— start of Material for this task —
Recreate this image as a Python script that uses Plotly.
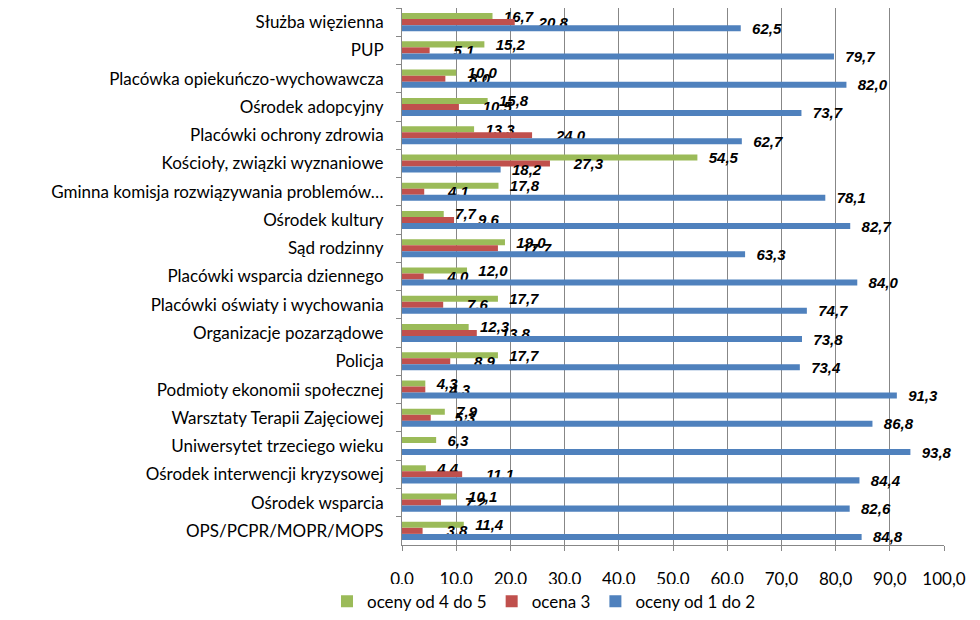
import plotly.graph_objects as go

categories = [
    "Służba więzienna",
    "PUP",
    "Placówka opiekuńczo-wychowawcza",
    "Ośrodek adopcyjny",
    "Placówki ochrony zdrowia",
    "Kościoły, związki wyznaniowe",
    "Gminna komisja rozwiązywania problemów…",
    "Ośrodek kultury",
    "Sąd rodzinny",
    "Placówki wsparcia dziennego",
    "Placówki oświaty i wychowania",
    "Organizacje pozarządowe",
    "Policja",
    "Podmioty ekonomii społecznej",
    "Warsztaty Terapii Zajęciowej",
    "Uniwersytet trzeciego wieku",
    "Ośrodek interwencji kryzysowej",
    "Ośrodek wsparcia",
    "OPS/PCPR/MOPR/MOPS",
]

oceny_4_5 = [16.7, 15.2, 10.0, 15.8, 13.3, 54.5, 17.8, 7.7, 19.0, 12.0, 17.7, 12.3, 17.7, 4.3, 7.9, 6.3, 4.4, 10.1, 11.4]
ocena_3 = [20.8, 5.1, 8.0, 10.5, 24.0, 27.3, 4.1, 9.6, 17.7, 4.0, 7.6, 13.8, 8.9, 4.3, 5.3, None, 11.1, 7.2, 3.8]
oceny_1_2 = [62.5, 79.7, 82.0, 73.7, 62.7, 18.2, 78.1, 82.7, 63.3, 84.0, 74.7, 73.8, 73.4, 91.3, 86.8, 93.8, 84.4, 82.6, 84.8]

x_ticks = [0, 10, 20, 30, 40, 50, 60, 70, 80, 90, 100]

series_names = ["oceny od 4 do 5", "ocena 3", "oceny od 1 do 2"]
series_values = [oceny_4_5, ocena_3, oceny_1_2]
series_colors = ["#9BBB59", "#C0504D", "#4F81BD"]
label_pad = ["  ", "     ", "  "]

label_font = dict(family="Liberation Sans", size=15, color="black", style="italic", weight="bold")
axis_font = dict(family="Lato", size=17, color="black")

fig = go.Figure()
for name, vals, color, pad in zip(series_names, series_values, series_colors, label_pad):
    fig.add_trace(go.Bar(
        y=categories, x=vals, name=name, orientation="h",
        marker=dict(color=color, line=dict(width=0)),
        texttemplate=pad + "%{x:.1f}", textposition="outside",
        textfont=label_font, constraintext="none", cliponaxis=False,
    ))

fig.update_layout(
    width=972, height=612,
    margin=dict(l=394, r=36, t=0, b=69),
    barmode="group", bargap=0.36, bargroupgap=0,
    separators=", ",
    plot_bgcolor="white", paper_bgcolor="white",
    font=axis_font,
    showlegend=True,
    legend=dict(orientation="h", x=0.262, xanchor="center", y=-0.072, yanchor="top",
                font=dict(family="Lato", size=17, color="black"),
                itemwidth=30, traceorder="normal", tracegroupgap=0),
)
fig.update_xaxes(
    range=[0, 100], tickvals=x_ticks, tickformat=".1f",
    showgrid=True, gridcolor="#878787", gridwidth=1,
    showline=True, linecolor="#878787", linewidth=1,
    ticks="outside", ticklen=5, tickcolor="#878787",
    ticklabelstandoff=14, zeroline=False, automargin=False,
    tickfont=axis_font,
)
fig.update_yaxes(
    autorange="reversed", type="category",
    showline=True, linecolor="#878787", linewidth=1,
    ticks="outside", ticklen=5, tickcolor="#878787", tickson="boundaries",
    ticklabelstandoff=14, showgrid=False, automargin=False,
    tickfont=axis_font,
)

fig.write_html("out.html")
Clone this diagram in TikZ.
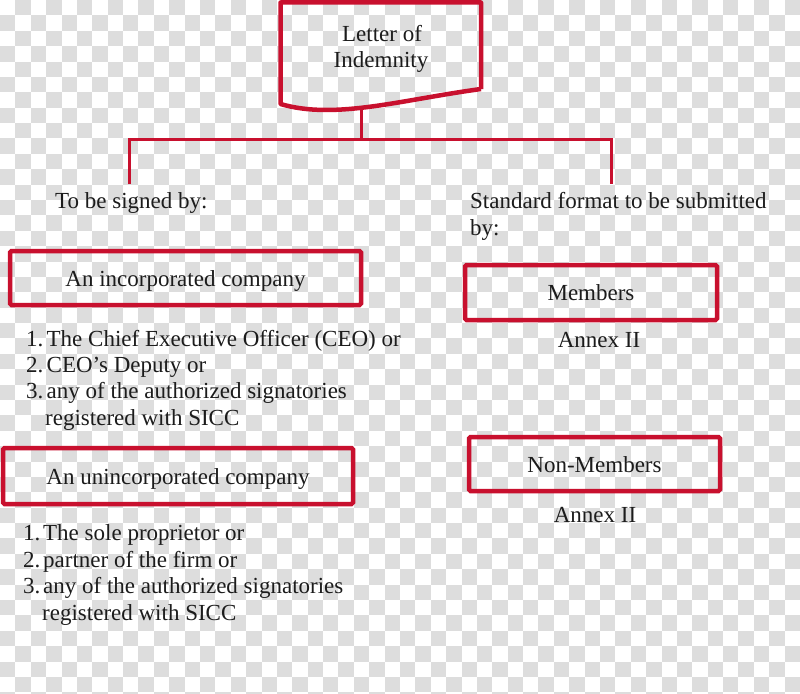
\documentclass[tikz,border=0pt]{standalone}
\usepackage{fontspec}
\setmainfont{Liberation Serif}
\definecolor{lred}{RGB}{200,16,46}
\definecolor{chk}{RGB}{221,221,221}
\definecolor{ink}{RGB}{28,28,28}
\newcommand\lbltxt{\fontsize{23}{26}\selectfont}
\begin{document}
\begin{tikzpicture}[x=1pt,y=-1pt,
  box/.style={draw=lred, line width=4.5pt, rounded corners=1.5pt, inner sep=0pt,
    font=\lbltxt, text=ink, text height=16.6pt, text depth=0pt},
  lbl/.style={inner sep=0pt, font=\lbltxt, text=ink},
  conn/.style={draw=lred, line width=3pt}]
\useasboundingbox (0,0) rectangle (800,693);
% transparency checkerboard
\begin{scope}
\clip (0,0) rectangle (800,693);
\fill[white] (0,0) rectangle (800,693);
\foreach \i in {0,...,51}{\foreach \j in {0,...,45}{
  \pgfmathtruncatemacro\chkp{\i+\j}
  \ifodd\chkp \fill[chk] (\i*15.3846,\j*15.3846) rectangle ++(15.3846,15.3846); \fi
}}
\end{scope}
% document shape
\draw[lred, line width=4.5pt, line join=round]
  (481,89) -- (481,2.5) -- (280.5,2.5) -- (280.5,104)
  .. controls (335,120) and (400,100) .. (481,89);
\node[lbl, anchor=base] (doc1) at (382,42) {Letter of};
\node[lbl, anchor=base] (doc2) at (381,67) {Indemnity};
% connectors
\coordinate (docb) at (361,107.5);
\coordinate (jn) at (361,139.5);
\coordinate (lend) at (129,184);
\coordinate (rend) at (611,184);
\draw[conn] (docb) -- (jn);
\draw[conn] (lend) |- (jn) -| (rend);
% headings
\node[lbl, anchor=base west] (signed) at (55,208) {To be signed by:};
\node[lbl, anchor=base west] (std1) at (470,208) {Standard format to be submitted};
\node[lbl, anchor=base west] (std2) at (470,235) {by:};
% boxes
\node[box, minimum width=351pt, minimum height=54pt] (inc) at (185.5,278) {An incorporated company};
\node[box, minimum width=350pt, minimum height=56pt] (uninc) at (178,476) {An unincorporated company};
\node[box, minimum width=252pt, minimum height=55pt] (mem) at (591,292.5) {Members};
\node[box, minimum width=251pt, minimum height=54pt] (nonmem) at (594.5,464) {Non-Members};
\node[lbl, anchor=base] (annex1) at (599,347) {Annex II};
\node[lbl, anchor=base] (annex2) at (595,522) {Annex II};
% list 1
\node[lbl, anchor=base west] (la1) at (26,346) {\makebox[20.5pt][l]{1.}The Chief Executive Officer (CEO) or};
\node[lbl, anchor=base west] (la2) at (26,372) {\makebox[20.5pt][l]{2.}CEO’s Deputy or};
\node[lbl, anchor=base west] (la3) at (26,398) {\makebox[20.5pt][l]{3.}any of the authorized signatories};
\node[lbl, anchor=base west] (la4) at (45,425) {registered with SICC};
% list 2
\node[lbl, anchor=base west] (lb1) at (23,540) {\makebox[20pt][l]{1.}The sole proprietor or};
\node[lbl, anchor=base west] (lb2) at (23,567) {\makebox[20pt][l]{2.}partner of the firm or};
\node[lbl, anchor=base west] (lb3) at (23,593) {\makebox[20pt][l]{3.}any of the authorized signatories};
\node[lbl, anchor=base west] (lb4) at (42,620) {registered with SICC};
\end{tikzpicture}
\end{document}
— end of Material for this task —
■ **Exercise aim**
Repeat the entries exactly. Pictures are excluded from the copy.

■ **Reply**
Recreate this image as a Python script that uses Plotly.
import plotly.graph_objects as go

categories = [
    "Służba więzienna",
    "PUP",
    "Placówka opiekuńczo-wychowawcza",
    "Ośrodek adopcyjny",
    "Placówki ochrony zdrowia",
    "Kościoły, związki wyznaniowe",
    "Gminna komisja rozwiązywania problemów…",
    "Ośrodek kultury",
    "Sąd rodzinny",
    "Placówki wsparcia dziennego",
    "Placówki oświaty i wychowania",
    "Organizacje pozarządowe",
    "Policja",
    "Podmioty ekonomii społecznej",
    "Warsztaty Terapii Zajęciowej",
    "Uniwersytet trzeciego wieku",
    "Ośrodek interwencji kryzysowej",
    "Ośrodek wsparcia",
    "OPS/PCPR/MOPR/MOPS",
]

oceny_4_5 = [16.7, 15.2, 10.0, 15.8, 13.3, 54.5, 17.8, 7.7, 19.0, 12.0, 17.7, 12.3, 17.7, 4.3, 7.9, 6.3, 4.4, 10.1, 11.4]
ocena_3 = [20.8, 5.1, 8.0, 10.5, 24.0, 27.3, 4.1, 9.6, 17.7, 4.0, 7.6, 13.8, 8.9, 4.3, 5.3, None, 11.1, 7.2, 3.8]
oceny_1_2 = [62.5, 79.7, 82.0, 73.7, 62.7, 18.2, 78.1, 82.7, 63.3, 84.0, 74.7, 73.8, 73.4, 91.3, 86.8, 93.8, 84.4, 82.6, 84.8]

x_ticks = [0, 10, 20, 30, 40, 50, 60, 70, 80, 90, 100]

series_names = ["oceny od 4 do 5", "ocena 3", "oceny od 1 do 2"]
series_values = [oceny_4_5, ocena_3, oceny_1_2]
series_colors = ["#9BBB59", "#C0504D", "#4F81BD"]
label_pad = ["  ", "     ", "  "]

label_font = dict(family="Liberation Sans", size=15, color="black", style="italic", weight="bold")
axis_font = dict(family="Lato", size=17, color="black")

fig = go.Figure()
for name, vals, color, pad in zip(series_names, series_values, series_colors, label_pad):
    fig.add_trace(go.Bar(
        y=categories, x=vals, name=name, orientation="h",
        marker=dict(color=color, line=dict(width=0)),
        texttemplate=pad + "%{x:.1f}", textposition="outside",
        textfont=label_font, constraintext="none", cliponaxis=False,
    ))

fig.update_layout(
    width=972, height=612,
    margin=dict(l=394, r=36, t=0, b=69),
    barmode="group", bargap=0.36, bargroupgap=0,
    separators=", ",
    plot_bgcolor="white", paper_bgcolor="white",
    font=axis_font,
    showlegend=True,
    legend=dict(orientation="h", x=0.262, xanchor="center", y=-0.072, yanchor="top",
                font=dict(family="Lato", size=17, color="black"),
                itemwidth=30, traceorder="normal", tracegroupgap=0),
)
fig.update_xaxes(
    range=[0, 100], tickvals=x_ticks, tickformat=".1f",
    showgrid=True, gridcolor="#878787", gridwidth=1,
    showline=True, linecolor="#878787", linewidth=1,
    ticks="outside", ticklen=5, tickcolor="#878787",
    ticklabelstandoff=14, zeroline=False, automargin=False,
    tickfont=axis_font,
)
fig.update_yaxes(
    autorange="reversed", type="category",
    showline=True, linecolor="#878787", linewidth=1,
    ticks="outside", ticklen=5, tickcolor="#878787", tickson="boundaries",
    ticklabelstandoff=14, showgrid=False, automargin=False,
    tickfont=axis_font,
)

fig.write_html("out.html")
Clone this diagram in TikZ.
\documentclass[tikz,border=0pt]{standalone}
\usepackage{fontspec}
\setmainfont{Liberation Serif}
\definecolor{lred}{RGB}{200,16,46}
\definecolor{chk}{RGB}{221,221,221}
\definecolor{ink}{RGB}{28,28,28}
\newcommand\lbltxt{\fontsize{23}{26}\selectfont}
\begin{document}
\begin{tikzpicture}[x=1pt,y=-1pt,
  box/.style={draw=lred, line width=4.5pt, rounded corners=1.5pt, inner sep=0pt,
    font=\lbltxt, text=ink, text height=16.6pt, text depth=0pt},
  lbl/.style={inner sep=0pt, font=\lbltxt, text=ink},
  conn/.style={draw=lred, line width=3pt}]
\useasboundingbox (0,0) rectangle (800,693);
% transparency checkerboard
\begin{scope}
\clip (0,0) rectangle (800,693);
\fill[white] (0,0) rectangle (800,693);
\foreach \i in {0,...,51}{\foreach \j in {0,...,45}{
  \pgfmathtruncatemacro\chkp{\i+\j}
  \ifodd\chkp \fill[chk] (\i*15.3846,\j*15.3846) rectangle ++(15.3846,15.3846); \fi
}}
\end{scope}
% document shape
\draw[lred, line width=4.5pt, line join=round]
  (481,89) -- (481,2.5) -- (280.5,2.5) -- (280.5,104)
  .. controls (335,120) and (400,100) .. (481,89);
\node[lbl, anchor=base] (doc1) at (382,42) {Letter of};
\node[lbl, anchor=base] (doc2) at (381,67) {Indemnity};
% connectors
\coordinate (docb) at (361,107.5);
\coordinate (jn) at (361,139.5);
\coordinate (lend) at (129,184);
\coordinate (rend) at (611,184);
\draw[conn] (docb) -- (jn);
\draw[conn] (lend) |- (jn) -| (rend);
% headings
\node[lbl, anchor=base west] (signed) at (55,208) {To be signed by:};
\node[lbl, anchor=base west] (std1) at (470,208) {Standard format to be submitted};
\node[lbl, anchor=base west] (std2) at (470,235) {by:};
% boxes
\node[box, minimum width=351pt, minimum height=54pt] (inc) at (185.5,278) {An incorporated company};
\node[box, minimum width=350pt, minimum height=56pt] (uninc) at (178,476) {An unincorporated company};
\node[box, minimum width=252pt, minimum height=55pt] (mem) at (591,292.5) {Members};
\node[box, minimum width=251pt, minimum height=54pt] (nonmem) at (594.5,464) {Non-Members};
\node[lbl, anchor=base] (annex1) at (599,347) {Annex II};
\node[lbl, anchor=base] (annex2) at (595,522) {Annex II};
% list 1
\node[lbl, anchor=base west] (la1) at (26,346) {\makebox[20.5pt][l]{1.}The Chief Executive Officer (CEO) or};
\node[lbl, anchor=base west] (la2) at (26,372) {\makebox[20.5pt][l]{2.}CEO’s Deputy or};
\node[lbl, anchor=base west] (la3) at (26,398) {\makebox[20.5pt][l]{3.}any of the authorized signatories};
\node[lbl, anchor=base west] (la4) at (45,425) {registered with SICC};
% list 2
\node[lbl, anchor=base west] (lb1) at (23,540) {\makebox[20pt][l]{1.}The sole proprietor or};
\node[lbl, anchor=base west] (lb2) at (23,567) {\makebox[20pt][l]{2.}partner of the firm or};
\node[lbl, anchor=base west] (lb3) at (23,593) {\makebox[20pt][l]{3.}any of the authorized signatories};
\node[lbl, anchor=base west] (lb4) at (42,620) {registered with SICC};
\end{tikzpicture}
\end{document}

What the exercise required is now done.